### Stated goal
Nothing but the lines from the line with "Rebuild this chart" to the line with "from matplotlib.patches import Rectangle", both included, is to be repeated, and those exactly. Leave out the pictures.

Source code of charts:
------------

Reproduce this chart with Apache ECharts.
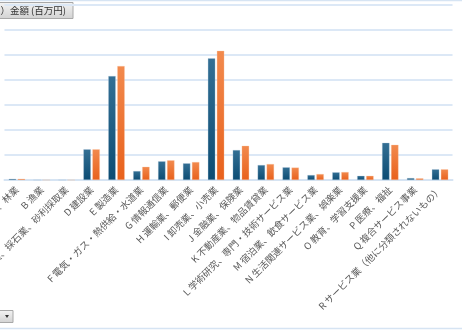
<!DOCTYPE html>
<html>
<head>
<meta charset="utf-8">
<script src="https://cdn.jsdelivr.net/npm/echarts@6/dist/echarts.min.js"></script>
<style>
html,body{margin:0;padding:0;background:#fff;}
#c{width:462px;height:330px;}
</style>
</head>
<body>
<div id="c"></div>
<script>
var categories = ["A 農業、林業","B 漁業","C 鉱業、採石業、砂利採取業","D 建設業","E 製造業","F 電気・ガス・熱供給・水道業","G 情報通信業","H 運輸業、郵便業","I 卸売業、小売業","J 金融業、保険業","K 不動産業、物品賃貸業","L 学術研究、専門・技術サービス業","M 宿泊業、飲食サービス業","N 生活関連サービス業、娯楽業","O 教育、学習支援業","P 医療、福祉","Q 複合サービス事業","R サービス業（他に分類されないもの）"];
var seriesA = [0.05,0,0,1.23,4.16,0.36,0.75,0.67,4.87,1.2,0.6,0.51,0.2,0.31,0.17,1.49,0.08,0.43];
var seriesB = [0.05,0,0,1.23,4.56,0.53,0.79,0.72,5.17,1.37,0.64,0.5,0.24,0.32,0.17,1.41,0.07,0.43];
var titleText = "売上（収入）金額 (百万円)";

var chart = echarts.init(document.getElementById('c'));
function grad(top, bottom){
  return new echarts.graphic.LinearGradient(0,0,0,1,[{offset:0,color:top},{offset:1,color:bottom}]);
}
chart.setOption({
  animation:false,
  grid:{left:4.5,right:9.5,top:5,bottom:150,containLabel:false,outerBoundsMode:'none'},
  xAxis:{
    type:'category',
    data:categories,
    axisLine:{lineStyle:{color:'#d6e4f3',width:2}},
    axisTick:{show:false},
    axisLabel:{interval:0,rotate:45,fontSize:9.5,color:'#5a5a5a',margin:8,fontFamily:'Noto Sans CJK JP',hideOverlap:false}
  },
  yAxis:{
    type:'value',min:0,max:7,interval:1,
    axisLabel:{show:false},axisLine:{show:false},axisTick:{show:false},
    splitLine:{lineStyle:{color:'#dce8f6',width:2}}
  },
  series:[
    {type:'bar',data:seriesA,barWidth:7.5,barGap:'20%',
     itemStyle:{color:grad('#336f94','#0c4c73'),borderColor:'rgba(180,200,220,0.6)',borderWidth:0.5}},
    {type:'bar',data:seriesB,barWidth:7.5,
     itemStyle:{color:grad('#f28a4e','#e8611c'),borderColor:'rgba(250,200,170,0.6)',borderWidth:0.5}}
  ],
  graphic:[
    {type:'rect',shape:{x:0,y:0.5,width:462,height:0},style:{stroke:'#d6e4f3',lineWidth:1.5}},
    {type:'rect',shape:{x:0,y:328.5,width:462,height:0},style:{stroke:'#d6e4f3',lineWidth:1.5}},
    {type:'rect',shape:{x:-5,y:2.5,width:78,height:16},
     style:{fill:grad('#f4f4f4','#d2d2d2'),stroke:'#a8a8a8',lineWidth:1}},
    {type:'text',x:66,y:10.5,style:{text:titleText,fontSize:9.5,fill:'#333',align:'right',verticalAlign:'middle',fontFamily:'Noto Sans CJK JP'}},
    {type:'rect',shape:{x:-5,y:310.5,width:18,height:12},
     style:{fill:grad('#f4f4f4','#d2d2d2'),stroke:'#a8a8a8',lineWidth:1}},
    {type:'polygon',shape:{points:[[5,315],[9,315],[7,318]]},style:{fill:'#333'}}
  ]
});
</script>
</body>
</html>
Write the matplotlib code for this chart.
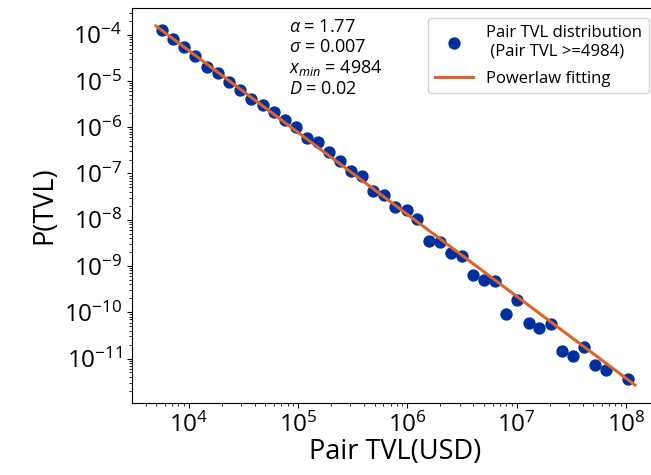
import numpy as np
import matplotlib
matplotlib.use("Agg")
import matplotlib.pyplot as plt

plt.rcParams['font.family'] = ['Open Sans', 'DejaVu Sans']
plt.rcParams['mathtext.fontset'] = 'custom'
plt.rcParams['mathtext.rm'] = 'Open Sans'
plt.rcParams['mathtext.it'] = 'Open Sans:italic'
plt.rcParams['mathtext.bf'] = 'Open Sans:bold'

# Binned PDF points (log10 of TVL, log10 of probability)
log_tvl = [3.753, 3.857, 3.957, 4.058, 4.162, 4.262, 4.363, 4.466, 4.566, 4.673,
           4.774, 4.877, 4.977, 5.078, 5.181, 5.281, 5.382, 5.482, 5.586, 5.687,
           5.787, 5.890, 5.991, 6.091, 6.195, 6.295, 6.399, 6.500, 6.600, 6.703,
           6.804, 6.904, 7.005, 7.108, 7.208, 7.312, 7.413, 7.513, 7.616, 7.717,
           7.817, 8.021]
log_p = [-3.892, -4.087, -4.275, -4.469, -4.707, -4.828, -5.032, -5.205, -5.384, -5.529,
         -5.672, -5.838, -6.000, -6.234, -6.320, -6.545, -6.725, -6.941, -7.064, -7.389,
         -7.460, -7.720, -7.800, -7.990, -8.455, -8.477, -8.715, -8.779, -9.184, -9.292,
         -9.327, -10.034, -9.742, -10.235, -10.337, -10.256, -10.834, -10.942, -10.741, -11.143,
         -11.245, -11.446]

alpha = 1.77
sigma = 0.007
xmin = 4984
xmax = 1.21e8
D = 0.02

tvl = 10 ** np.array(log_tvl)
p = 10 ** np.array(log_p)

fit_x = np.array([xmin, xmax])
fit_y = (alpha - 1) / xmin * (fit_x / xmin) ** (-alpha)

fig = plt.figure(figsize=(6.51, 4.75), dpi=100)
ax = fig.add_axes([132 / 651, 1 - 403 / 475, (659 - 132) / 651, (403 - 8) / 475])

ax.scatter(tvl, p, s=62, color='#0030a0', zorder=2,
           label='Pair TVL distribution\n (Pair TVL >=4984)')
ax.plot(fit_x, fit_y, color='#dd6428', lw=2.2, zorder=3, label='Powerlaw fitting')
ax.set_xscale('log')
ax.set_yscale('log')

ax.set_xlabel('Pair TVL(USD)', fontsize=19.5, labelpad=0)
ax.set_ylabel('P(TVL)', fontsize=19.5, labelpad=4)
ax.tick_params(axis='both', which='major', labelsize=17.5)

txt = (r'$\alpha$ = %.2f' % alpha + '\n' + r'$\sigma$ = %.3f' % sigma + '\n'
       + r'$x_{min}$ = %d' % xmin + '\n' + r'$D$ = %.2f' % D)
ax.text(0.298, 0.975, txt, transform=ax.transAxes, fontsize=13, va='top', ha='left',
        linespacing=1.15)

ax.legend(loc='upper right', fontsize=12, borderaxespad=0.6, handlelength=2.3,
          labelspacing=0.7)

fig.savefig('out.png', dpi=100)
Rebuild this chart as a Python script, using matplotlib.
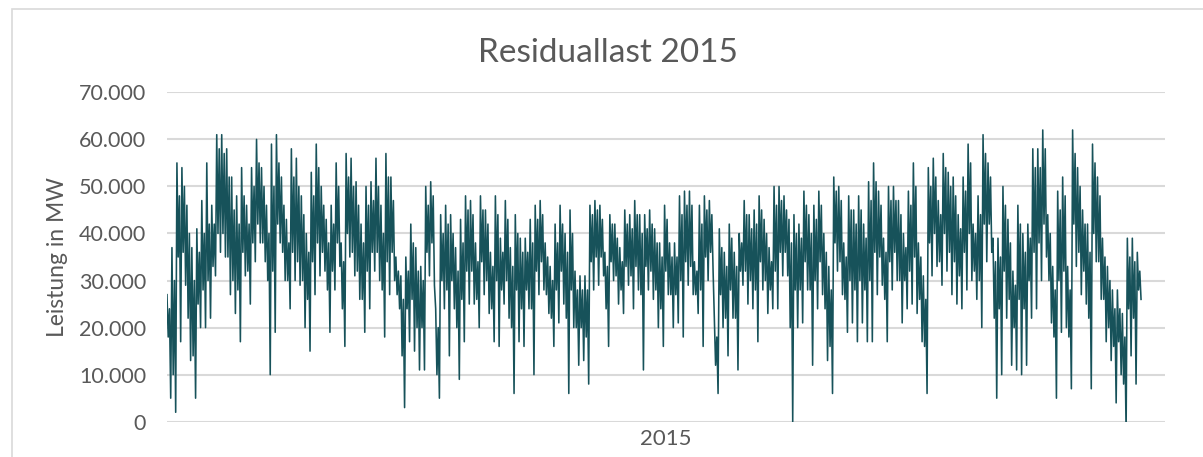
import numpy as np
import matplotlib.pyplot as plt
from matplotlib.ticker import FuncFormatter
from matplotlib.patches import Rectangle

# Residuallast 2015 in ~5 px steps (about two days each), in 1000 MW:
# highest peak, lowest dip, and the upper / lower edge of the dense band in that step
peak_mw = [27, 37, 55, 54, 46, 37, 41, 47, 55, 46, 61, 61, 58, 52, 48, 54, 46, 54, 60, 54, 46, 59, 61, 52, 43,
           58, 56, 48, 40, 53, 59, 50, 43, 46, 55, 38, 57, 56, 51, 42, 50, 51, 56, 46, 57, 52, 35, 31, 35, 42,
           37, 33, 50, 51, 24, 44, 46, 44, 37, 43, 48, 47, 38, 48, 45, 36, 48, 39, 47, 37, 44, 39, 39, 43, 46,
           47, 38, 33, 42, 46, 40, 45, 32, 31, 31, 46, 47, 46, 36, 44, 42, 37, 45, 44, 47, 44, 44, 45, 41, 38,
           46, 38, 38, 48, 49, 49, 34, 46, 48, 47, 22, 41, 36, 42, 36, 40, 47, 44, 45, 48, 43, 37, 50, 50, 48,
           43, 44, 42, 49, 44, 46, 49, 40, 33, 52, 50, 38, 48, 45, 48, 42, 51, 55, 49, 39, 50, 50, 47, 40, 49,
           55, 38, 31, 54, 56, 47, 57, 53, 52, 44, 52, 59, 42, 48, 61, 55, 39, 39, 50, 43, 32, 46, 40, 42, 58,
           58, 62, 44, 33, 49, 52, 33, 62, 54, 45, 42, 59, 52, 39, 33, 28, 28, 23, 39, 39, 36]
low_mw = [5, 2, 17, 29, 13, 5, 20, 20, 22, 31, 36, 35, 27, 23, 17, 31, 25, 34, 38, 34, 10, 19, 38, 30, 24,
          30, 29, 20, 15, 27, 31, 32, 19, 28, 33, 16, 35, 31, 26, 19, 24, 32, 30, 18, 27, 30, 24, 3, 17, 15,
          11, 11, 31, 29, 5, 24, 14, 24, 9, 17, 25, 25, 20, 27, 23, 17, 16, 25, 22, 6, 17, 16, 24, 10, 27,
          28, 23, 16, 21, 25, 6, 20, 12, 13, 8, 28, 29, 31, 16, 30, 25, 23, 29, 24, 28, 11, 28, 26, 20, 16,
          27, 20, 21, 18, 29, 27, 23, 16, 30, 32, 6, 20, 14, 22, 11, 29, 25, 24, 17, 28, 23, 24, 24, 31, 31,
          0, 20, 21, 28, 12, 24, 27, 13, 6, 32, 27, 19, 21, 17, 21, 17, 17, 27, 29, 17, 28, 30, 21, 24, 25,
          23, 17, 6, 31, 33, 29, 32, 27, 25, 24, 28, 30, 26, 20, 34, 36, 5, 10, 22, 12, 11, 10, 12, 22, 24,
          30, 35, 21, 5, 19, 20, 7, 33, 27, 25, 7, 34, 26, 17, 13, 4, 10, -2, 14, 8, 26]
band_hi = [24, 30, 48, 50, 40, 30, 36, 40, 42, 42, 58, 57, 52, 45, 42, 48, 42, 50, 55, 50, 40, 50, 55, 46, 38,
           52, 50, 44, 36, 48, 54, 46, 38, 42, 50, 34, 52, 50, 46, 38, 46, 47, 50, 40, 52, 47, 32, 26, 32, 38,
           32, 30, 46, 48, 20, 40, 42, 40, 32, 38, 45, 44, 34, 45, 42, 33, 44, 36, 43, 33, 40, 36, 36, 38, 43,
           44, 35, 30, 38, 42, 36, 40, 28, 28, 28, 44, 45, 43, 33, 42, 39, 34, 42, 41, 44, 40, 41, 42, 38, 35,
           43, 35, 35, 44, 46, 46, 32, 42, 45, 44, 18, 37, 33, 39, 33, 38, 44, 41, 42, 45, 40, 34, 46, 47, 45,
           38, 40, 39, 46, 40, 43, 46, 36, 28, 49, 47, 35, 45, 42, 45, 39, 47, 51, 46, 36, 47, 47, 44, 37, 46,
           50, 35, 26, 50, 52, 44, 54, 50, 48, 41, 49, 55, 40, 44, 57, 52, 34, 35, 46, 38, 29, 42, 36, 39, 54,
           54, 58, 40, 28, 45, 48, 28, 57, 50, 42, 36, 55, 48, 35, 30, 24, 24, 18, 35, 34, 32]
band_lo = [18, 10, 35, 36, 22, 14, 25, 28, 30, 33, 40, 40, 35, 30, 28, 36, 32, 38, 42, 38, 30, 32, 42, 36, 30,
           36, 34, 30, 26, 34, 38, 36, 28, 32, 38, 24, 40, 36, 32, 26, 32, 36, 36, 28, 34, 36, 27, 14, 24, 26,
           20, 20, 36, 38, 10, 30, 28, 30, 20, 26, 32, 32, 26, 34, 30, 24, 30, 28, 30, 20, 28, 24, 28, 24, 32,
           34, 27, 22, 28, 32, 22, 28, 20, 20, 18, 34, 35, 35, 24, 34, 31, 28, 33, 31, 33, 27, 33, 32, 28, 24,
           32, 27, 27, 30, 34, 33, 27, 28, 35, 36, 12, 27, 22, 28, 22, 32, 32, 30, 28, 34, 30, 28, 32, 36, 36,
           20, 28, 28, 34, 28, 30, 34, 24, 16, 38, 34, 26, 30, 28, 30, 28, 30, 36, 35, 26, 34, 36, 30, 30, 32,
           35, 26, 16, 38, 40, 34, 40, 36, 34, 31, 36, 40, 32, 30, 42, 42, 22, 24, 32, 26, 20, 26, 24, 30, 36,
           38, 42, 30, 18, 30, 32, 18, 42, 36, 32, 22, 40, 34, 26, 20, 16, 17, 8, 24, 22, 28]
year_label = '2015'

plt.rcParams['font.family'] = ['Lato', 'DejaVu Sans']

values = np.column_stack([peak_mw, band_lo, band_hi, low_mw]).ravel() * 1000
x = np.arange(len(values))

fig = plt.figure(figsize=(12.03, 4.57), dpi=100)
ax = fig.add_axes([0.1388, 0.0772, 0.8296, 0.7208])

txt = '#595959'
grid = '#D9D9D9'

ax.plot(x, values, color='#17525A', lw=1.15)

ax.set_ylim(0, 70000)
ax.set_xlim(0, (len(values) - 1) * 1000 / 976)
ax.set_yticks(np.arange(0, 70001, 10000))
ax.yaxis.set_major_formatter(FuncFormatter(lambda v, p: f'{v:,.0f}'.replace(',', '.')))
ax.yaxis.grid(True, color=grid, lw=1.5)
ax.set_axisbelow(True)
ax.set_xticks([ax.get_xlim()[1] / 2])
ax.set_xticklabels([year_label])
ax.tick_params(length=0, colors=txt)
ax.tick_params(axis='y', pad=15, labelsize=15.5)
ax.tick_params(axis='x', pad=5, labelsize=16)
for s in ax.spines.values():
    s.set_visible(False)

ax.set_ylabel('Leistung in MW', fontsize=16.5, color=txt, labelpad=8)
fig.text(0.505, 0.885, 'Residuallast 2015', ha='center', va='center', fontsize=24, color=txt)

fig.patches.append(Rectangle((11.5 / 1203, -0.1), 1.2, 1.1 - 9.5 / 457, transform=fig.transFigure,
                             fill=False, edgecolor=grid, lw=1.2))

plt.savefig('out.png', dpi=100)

------------

### Finished answer
Rebuild this chart as a Python script, using matplotlib.
import numpy as np
import matplotlib.pyplot as plt
from matplotlib.ticker import FuncFormatter
from matplotlib.patches import Rectangle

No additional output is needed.